Required task = Without the pictures, retype exactly the lines from the top of the entries below through the line that contains "728, 695, 675]".

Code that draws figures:

#####

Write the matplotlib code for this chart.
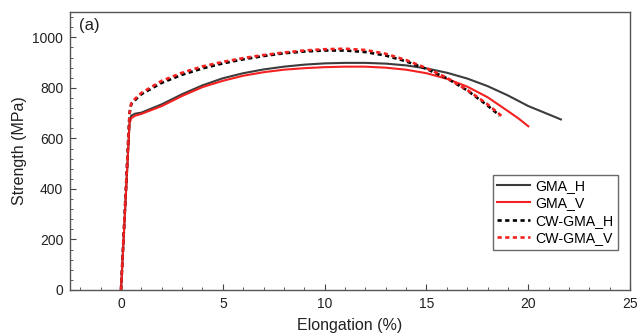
import matplotlib
matplotlib.use("Agg")
import matplotlib.pyplot as plt
from matplotlib.ticker import MultipleLocator

plt.rcParams['font.family'] = ['Liberation Sans', 'DejaVu Sans']

gma_h_x = [0, 0.42, 0.5, 0.7, 1.0, 2, 3, 4, 5, 6, 7, 8, 9, 10, 11, 12, 13, 14, 15, 16, 17, 18, 19, 20, 21, 21.6]
gma_h_y = [0, 665, 690, 698, 702, 735, 775, 810, 838, 858, 873, 884, 892, 897, 899, 899, 896, 889, 877, 860, 837, 807, 770, 728, 695, 675]

gma_v_x = [0, 0.42, 0.5, 0.7, 1, 2, 3, 4, 5, 6, 7, 8, 9, 10, 11, 12, 13, 14, 15, 16, 17, 18, 19, 19.5, 20]
gma_v_y = [0, 660, 680, 690, 697, 728, 768, 803, 828, 848, 862, 872, 878, 882, 884, 884, 880, 872, 858, 836, 805, 763, 708, 680, 648]

cw_h_x = [0, 0.42, 0.5, 0.6, 1, 2, 3, 4, 5, 6, 7, 8, 9, 10, 11, 12, 13, 14, 15, 16, 17, 18, 18.6]
cw_h_y = [0, 700, 735, 745, 775, 820, 852, 877, 897, 913, 926, 937, 944, 948, 948, 942, 928, 905, 875, 838, 790, 730, 690]

cw_v_x = [0, 0.42, 0.5, 0.6, 1, 2, 3, 4, 5, 6, 7, 8, 9, 10, 11, 12, 13, 14, 15, 16, 17, 18, 18.7]
cw_v_y = [0, 700, 738, 750, 780, 828, 860, 885, 903, 918, 930, 940, 948, 953, 955, 950, 935, 910, 878, 840, 792, 735, 688]

labels = ["GMA_H", "GMA_V", "CW-GMA_H", "CW-GMA_V"]

fig = plt.figure(figsize=(6.43, 3.36), dpi=100)
ax = fig.add_axes([0.109, 0.137, 0.871, 0.827])

dark = '#3c3c3c'
red = '#f52020'
ax.plot(gma_h_x, gma_h_y, color=dark, lw=1.5, label=labels[0])
ax.plot(gma_v_x, gma_v_y, color=red, lw=1.5, label=labels[1])
ax.plot(cw_h_x, cw_h_y, color='black', lw=1.9, ls=(0, (1.6, 1.3)), label=labels[2])
ax.plot(cw_v_x, cw_v_y, color=red, lw=1.9, ls=(0, (1.6, 1.3)), label=labels[3])

ax.set_xlim(-2.5, 25)
ax.set_ylim(0, 1100)
ax.xaxis.set_major_locator(MultipleLocator(5))
ax.xaxis.set_minor_locator(MultipleLocator(1))
ax.yaxis.set_major_locator(MultipleLocator(200))
ax.yaxis.set_minor_locator(MultipleLocator(40))
ax.tick_params(which='both', direction='in', colors='#444444', labelcolor='#222222', labelsize=10)
ax.tick_params(which='major', length=4, pad=5)
ax.tick_params(which='minor', length=2)
for s in ax.spines.values():
    s.set_color('#555555')
    s.set_linewidth(1.0)

ax.set_xlabel("Elongation (%)", fontsize=11.5, color='#222222', labelpad=5)
ax.set_ylabel("Strength (MPa)", fontsize=11.5, color='#222222', labelpad=4)
ax.text(0.016, 0.98, "(a)", transform=ax.transAxes, fontsize=12, va='top', ha='left', color='#222222')

leg = ax.legend(loc='lower right', bbox_to_anchor=(0.978, 0.145), fontsize=10.2, frameon=True,
                fancybox=False, edgecolor='#444444', handlelength=2.3, handletextpad=0.4,
                borderpad=0.3, labelspacing=0.25, borderaxespad=0)
leg.get_frame().set_linewidth(1.0)

fig.savefig("out.png", dpi=100)
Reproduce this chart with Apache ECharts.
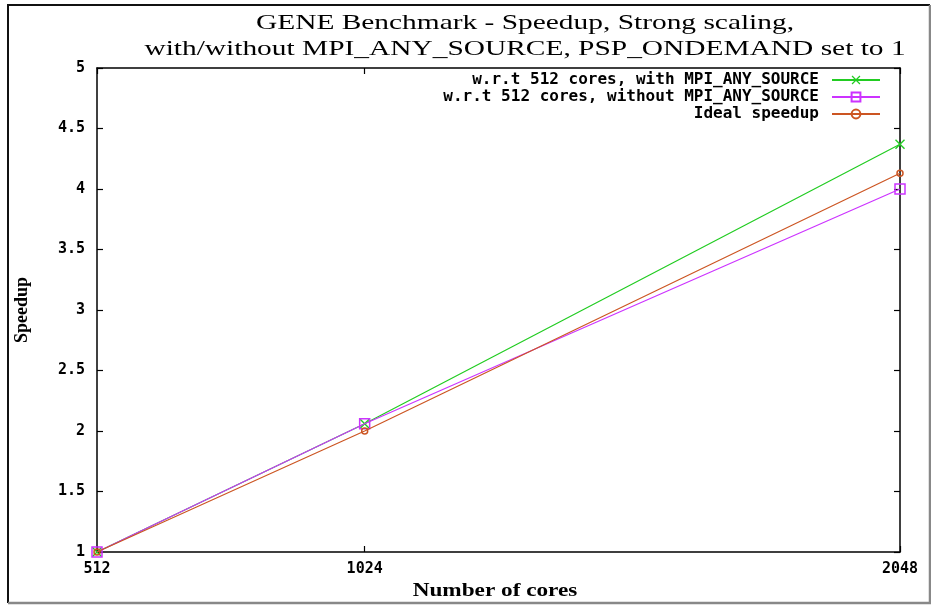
<!DOCTYPE html>
<html>
<head>
<meta charset="utf-8">
<script src="https://cdn.jsdelivr.net/npm/echarts@6.0.0/dist/echarts.min.js"></script>
<style>
  html, body { margin: 0; padding: 0; background: #fff; }
  #chart { width: 931px; height: 608px; }
</style>
</head>
<body>
<div id="chart"></div>
<script>
// Core counts and measured speedups (relative to 512 cores)
const cores = [512, 1024, 2048];
const withAnySource = [1, 2.06, 4.37];
const withoutAnySource = [1, 2.06, 4.0];
const idealSpeedup = [1, 2.0, 4.13];

const xTicks = [512, 1024, 2048];

const seriesNames = [
  'w.r.t 512 cores, with MPI_ANY_SOURCE',
  'w.r.t 512 cores, without MPI_ANY_SOURCE',
  'Ideal speedup'
];

const pairs = vals => cores.map((c, i) => [c, vals[i]]);

const tickFont = { fontFamily: 'DejaVu Sans Mono', fontWeight: 'bold', fontSize: 15, color: '#000' };
const legendFont = { fontFamily: 'DejaVu Sans Mono', fontWeight: 'bold', fontSize: 16, color: '#000' };
const serifBold = { fontFamily: 'Liberation Serif', fontWeight: 'bold', fontSize: 18, color: '#000' };

const crossPath = 'path://M0,1L1,0L5,4L9,0L10,1L6,5L10,9L9,10L5,6L1,10L0,9L4,5Z';

const chart = echarts.init(document.getElementById('chart'), null, { renderer: 'canvas' });

const legendRows = [80, 97, 114];

chart.setOption({
  animation: false,
  backgroundColor: '#fff',
  grid: { left: 97, right: 31, top: 68, bottom: 56, show: false },
  graphic: [
    {
      type: 'polyline', silent: true, z: 0,
      shape: { points: [[8, 603], [8, 5], [930, 5]] },
      style: { stroke: '#111', lineWidth: 2, fill: null }
    },
    {
      type: 'polyline', silent: true, z: 0,
      shape: { points: [[930, 5], [930, 603], [8, 603]] },
      style: { stroke: '#888', lineWidth: 2.5, fill: null }
    },
    {
      // two-line title, widened like the rest of the plot's lettering
      type: 'text', silent: true,
      x: 525, y: 10, scaleX: 1.4,
      style: {
        text: 'GENE Benchmark - Speedup, Strong scaling,\nwith/without MPI_ANY_SOURCE, PSP_ONDEMAND set to 1',
        fontFamily: 'Liberation Serif', fontSize: 21, lineHeight: 26,
        fill: '#000', align: 'center', verticalAlign: 'top'
      }
    },
    {
      type: 'text', silent: true,
      x: 495, y: 591, scaleX: 1.29,
      style: {
        text: 'Number of cores',
        fontFamily: 'Liberation Serif', fontWeight: 'bold', fontSize: 18,
        fill: '#000', align: 'center', verticalAlign: 'middle'
      }
    }
  ],
  legend: seriesNames.map((name, i) => ({
    data: [name],
    orient: 'vertical',
    align: 'right',
    right: 50,
    top: legendRows[i] - 8,
    itemWidth: 48,
    itemHeight: 11,
    itemGap: 0,
    padding: 0,
    textStyle: { ...legendFont, padding: [0, 8, 0, 0] },
    selectedMode: false
  })),
  xAxis: [
    {
      type: 'value', min: 512, max: 2048,
      axisLine: { show: true, onZero: false, lineStyle: { color: '#000', width: 1.5 } },
      axisTick: { show: true, inside: true, length: 6, customValues: xTicks, lineStyle: { color: '#000', width: 1.2 } },
      axisLabel: { show: true, customValues: xTicks, margin: 10, ...tickFont, formatter: v => String(v) },
      splitLine: { show: false }
    },
    {
      type: 'value', min: 512, max: 2048, position: 'top',
      axisLine: { show: true, onZero: false, lineStyle: { color: '#000', width: 1.5 } },
      axisTick: { show: true, inside: true, length: 6, customValues: xTicks, lineStyle: { color: '#000', width: 1.2 } },
      axisLabel: { show: false },
      splitLine: { show: false }
    }
  ],
  yAxis: [
    {
      type: 'value', min: 1, max: 5, interval: 0.5,
      name: 'Speedup', nameLocation: 'middle', nameGap: 66, nameRotate: 90,
      nameTextStyle: serifBold,
      axisLine: { show: true, onZero: false, lineStyle: { color: '#000', width: 1.5 } },
      axisTick: { show: true, inside: true, length: 6, lineStyle: { color: '#000', width: 1.2 } },
      axisLabel: { show: true, margin: 12, ...tickFont, formatter: v => String(v) },
      splitLine: { show: false }
    },
    {
      type: 'value', min: 1, max: 5, interval: 0.5, position: 'right',
      axisLine: { show: true, onZero: false, lineStyle: { color: '#000', width: 1.5 } },
      axisTick: { show: true, inside: true, length: 6, lineStyle: { color: '#000', width: 1.2 } },
      axisLabel: { show: false },
      splitLine: { show: false }
    }
  ],
  series: [
    {
      name: seriesNames[0], type: 'line', data: pairs(withAnySource),
      symbol: crossPath, symbolSize: 10,
      itemStyle: { color: '#22cc22' },
      lineStyle: { color: '#22cc22', width: 1.2 },
      z: 3
    },
    {
      name: seriesNames[1], type: 'line', data: pairs(withoutAnySource),
      symbol: 'rect', symbolSize: 10,
      itemStyle: { color: 'rgba(255,255,255,0)', borderColor: '#cc33ff', borderWidth: 1.5 },
      lineStyle: { color: '#cc33ff', width: 1.2 },
      z: 4
    },
    {
      name: seriesNames[2], type: 'line', data: pairs(idealSpeedup),
      symbol: 'circle', symbolSize: 6,
      itemStyle: { color: 'rgba(255,255,255,0)', borderColor: '#cc5522', borderWidth: 1.5 },
      lineStyle: { color: '#cc5522', width: 1.2 },
      z: 5
    }
  ]
});
</script>
</body>
</html>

#####

The solution =
Write the matplotlib code for this chart.
import matplotlib
matplotlib.use("Agg")
import matplotlib.pyplot as plt
from matplotlib.ticker import MultipleLocator

plt.rcParams['font.family'] = ['Liberation Sans', 'DejaVu Sans']

gma_h_x = [0, 0.42, 0.5, 0.7, 1.0, 2, 3, 4, 5, 6, 7, 8, 9, 10, 11, 12, 13, 14, 15, 16, 17, 18, 19, 20, 21, 21.6]
gma_h_y = [0, 665, 690, 698, 702, 735, 775, 810, 838, 858, 873, 884, 892, 897, 899, 899, 896, 889, 877, 860, 837, 807, 770, 728, 695, 675]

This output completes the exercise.